Sacando esas advertencias de nubes en el horizonte (la política, después de todo, es una interminable colección de nubes en el horizonte), hoy el oficialismo se ve más robusto que nunca, en la Ciudad y en el país. Rodríguez Larreta, con un estilo de conducción muy diferente al de su mentor político, conserva sin traspiés los niveles de popularidad de aquel, que no tienen correlación directa con los vaivenes de la vida ciudadana. El resultado de estos comicios le dará, por primera vez desde que el Pro llegó al poder hace una década, mayoría propia en la Legislatura, destrabando una serie de iniciativas (negocios, dice la oposición) que antes encontraban obstáculos insalvables en la calle Perú. Pero todo don tiene una contraparte: sin ser necesaria en una negociación permanente en el parlamento, la oposición posiblemente cerrará filas y extremará sus posiciones críticas.
No es que eso vaya a resultar muy preocupante a un jefe de Gobierno que hoy suma algo muy parecido a la suma del poder público.
Hablando de oposición, hete aquí un enorme desafío para ellos: dejar atrás la identidad que, sin éxito, asumió durante la última década y reconvertirse en una alternativa atractiva para un electorado que parece no comprender. El peronismo consiguió en este turno recuperar el segundo lugar que le había sido arrebatado por Pino Solanas, primero, y por Martín Lousteau, después.

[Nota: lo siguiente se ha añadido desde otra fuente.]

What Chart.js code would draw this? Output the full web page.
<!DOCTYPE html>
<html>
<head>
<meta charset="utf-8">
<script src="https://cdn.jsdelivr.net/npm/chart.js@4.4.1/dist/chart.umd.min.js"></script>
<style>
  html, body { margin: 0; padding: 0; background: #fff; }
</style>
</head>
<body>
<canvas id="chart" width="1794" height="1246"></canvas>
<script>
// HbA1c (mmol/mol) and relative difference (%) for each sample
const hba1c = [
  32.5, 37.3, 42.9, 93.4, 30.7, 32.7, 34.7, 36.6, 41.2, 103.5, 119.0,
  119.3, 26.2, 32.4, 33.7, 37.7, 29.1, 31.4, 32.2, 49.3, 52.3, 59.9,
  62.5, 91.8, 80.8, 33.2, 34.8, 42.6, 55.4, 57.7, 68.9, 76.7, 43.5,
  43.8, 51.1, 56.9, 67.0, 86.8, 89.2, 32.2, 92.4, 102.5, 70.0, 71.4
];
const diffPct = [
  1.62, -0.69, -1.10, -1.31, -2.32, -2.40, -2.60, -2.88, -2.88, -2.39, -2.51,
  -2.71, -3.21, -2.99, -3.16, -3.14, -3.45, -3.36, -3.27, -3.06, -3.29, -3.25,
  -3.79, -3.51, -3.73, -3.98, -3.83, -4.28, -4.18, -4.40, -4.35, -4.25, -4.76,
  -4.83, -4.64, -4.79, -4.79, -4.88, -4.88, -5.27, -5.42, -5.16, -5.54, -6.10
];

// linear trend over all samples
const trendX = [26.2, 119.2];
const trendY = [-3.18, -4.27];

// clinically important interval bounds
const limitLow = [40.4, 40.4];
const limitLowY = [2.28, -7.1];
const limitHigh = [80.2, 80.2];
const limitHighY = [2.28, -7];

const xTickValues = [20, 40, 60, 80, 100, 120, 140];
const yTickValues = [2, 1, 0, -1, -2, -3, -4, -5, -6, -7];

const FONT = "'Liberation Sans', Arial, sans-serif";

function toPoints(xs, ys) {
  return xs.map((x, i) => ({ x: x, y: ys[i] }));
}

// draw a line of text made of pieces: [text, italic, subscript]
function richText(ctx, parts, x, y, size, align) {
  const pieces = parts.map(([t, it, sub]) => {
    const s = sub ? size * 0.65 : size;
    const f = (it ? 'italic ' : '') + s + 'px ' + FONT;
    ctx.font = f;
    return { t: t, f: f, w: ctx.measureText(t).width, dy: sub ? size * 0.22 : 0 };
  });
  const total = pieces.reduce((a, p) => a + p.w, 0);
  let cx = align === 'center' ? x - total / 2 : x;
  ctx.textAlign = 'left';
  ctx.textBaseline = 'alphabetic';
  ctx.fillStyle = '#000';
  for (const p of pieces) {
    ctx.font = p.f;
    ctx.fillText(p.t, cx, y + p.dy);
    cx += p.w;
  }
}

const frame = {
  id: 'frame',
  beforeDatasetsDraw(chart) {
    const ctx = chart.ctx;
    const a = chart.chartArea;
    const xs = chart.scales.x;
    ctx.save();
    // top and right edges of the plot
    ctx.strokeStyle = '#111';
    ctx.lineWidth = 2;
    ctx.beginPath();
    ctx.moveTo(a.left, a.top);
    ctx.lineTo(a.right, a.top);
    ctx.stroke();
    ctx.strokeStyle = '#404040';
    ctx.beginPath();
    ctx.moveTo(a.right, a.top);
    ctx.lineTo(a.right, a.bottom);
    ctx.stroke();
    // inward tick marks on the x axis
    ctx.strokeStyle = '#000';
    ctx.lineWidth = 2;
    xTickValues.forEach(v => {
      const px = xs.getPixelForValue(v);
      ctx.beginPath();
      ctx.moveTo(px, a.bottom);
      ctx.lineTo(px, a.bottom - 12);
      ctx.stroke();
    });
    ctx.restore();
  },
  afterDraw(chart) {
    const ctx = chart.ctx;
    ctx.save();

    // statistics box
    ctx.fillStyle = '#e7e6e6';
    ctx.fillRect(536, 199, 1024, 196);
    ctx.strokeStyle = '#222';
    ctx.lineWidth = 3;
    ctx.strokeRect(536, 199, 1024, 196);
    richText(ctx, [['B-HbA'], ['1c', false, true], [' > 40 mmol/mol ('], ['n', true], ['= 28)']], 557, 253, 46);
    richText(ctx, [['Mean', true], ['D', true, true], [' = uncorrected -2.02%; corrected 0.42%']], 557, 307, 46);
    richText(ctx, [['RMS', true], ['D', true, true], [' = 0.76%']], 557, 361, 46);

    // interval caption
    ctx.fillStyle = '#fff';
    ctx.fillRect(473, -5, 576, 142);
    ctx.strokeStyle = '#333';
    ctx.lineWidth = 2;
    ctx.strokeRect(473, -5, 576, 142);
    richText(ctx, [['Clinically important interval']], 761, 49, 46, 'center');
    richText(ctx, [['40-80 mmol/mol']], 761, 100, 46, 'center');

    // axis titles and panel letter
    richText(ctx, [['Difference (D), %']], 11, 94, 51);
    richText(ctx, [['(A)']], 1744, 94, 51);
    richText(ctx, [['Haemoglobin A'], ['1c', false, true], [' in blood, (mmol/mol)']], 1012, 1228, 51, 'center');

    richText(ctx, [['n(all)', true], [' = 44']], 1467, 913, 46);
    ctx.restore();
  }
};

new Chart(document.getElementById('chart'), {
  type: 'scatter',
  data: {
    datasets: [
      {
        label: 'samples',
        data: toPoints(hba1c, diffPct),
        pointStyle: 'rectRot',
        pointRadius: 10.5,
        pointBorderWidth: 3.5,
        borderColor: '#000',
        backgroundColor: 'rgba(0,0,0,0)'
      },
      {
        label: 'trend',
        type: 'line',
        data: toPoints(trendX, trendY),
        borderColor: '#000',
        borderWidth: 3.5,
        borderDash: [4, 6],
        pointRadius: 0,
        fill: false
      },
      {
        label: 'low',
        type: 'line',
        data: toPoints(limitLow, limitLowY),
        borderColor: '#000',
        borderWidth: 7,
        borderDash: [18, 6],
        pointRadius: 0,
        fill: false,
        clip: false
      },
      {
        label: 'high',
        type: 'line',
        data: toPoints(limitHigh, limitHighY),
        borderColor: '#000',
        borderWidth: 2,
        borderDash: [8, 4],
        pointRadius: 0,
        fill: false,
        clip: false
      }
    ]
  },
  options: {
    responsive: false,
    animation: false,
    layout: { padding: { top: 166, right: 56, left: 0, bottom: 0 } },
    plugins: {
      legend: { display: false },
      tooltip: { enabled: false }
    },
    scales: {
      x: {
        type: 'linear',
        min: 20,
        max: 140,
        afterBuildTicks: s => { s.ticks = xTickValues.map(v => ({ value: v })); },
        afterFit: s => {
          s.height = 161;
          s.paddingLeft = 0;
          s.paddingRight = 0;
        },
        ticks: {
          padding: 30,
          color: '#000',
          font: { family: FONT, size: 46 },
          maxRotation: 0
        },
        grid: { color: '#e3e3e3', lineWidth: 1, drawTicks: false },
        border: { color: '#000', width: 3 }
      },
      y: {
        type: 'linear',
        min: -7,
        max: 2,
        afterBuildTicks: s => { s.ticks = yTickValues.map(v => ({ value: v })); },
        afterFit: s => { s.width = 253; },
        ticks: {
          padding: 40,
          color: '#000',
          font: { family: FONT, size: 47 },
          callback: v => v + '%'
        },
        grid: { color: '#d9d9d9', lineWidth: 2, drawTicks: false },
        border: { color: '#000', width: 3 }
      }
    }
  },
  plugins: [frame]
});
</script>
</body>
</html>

Premio consuelo. La oposición no peronista se encontró incómoda ante los dos bloques calcificados de amarillo y celeste, en la Capital como en todo el país. El exembajador en los Estados Unidos, que pasó en dos años de 48 puntos en un balotaje a la cuarta parte en una legislativa, deberá decidir ahora si va a pintarse de amarillo (pagando el costo de la rebelión) o si insistirá por afuera.
El centroizquierda que hace media década parecía consolidarse como tercera fuerza en territorio porteño, terminó este año recluido en una solicitada de apoyo a los candidatos del Frente de Izquierda. Este conglomerado de espacios que abrevan en el trotskismo es el sector con más potencial de crecimiento en la Ciudad, de la mano de una dirigente notable como Myriam Bregman. Si Luis Zamora no los hubiera privado del cuatro por ciento de votos que acapara desde hace una década, hubieran tenido una cosecha de dos dígitos y pelearían el tercer lugar con Lousteau, engrosando su cosecha de legisladores y metiendo un diputado en el Congreso por la Ciudad de Buenos Aires. Será su tarea construir desde ahora pensando en llegar a ese rincón del electorado y a otros votos, hoy sueltos, que les permita consolidarse como un actor importante en el mapa político local y nacional.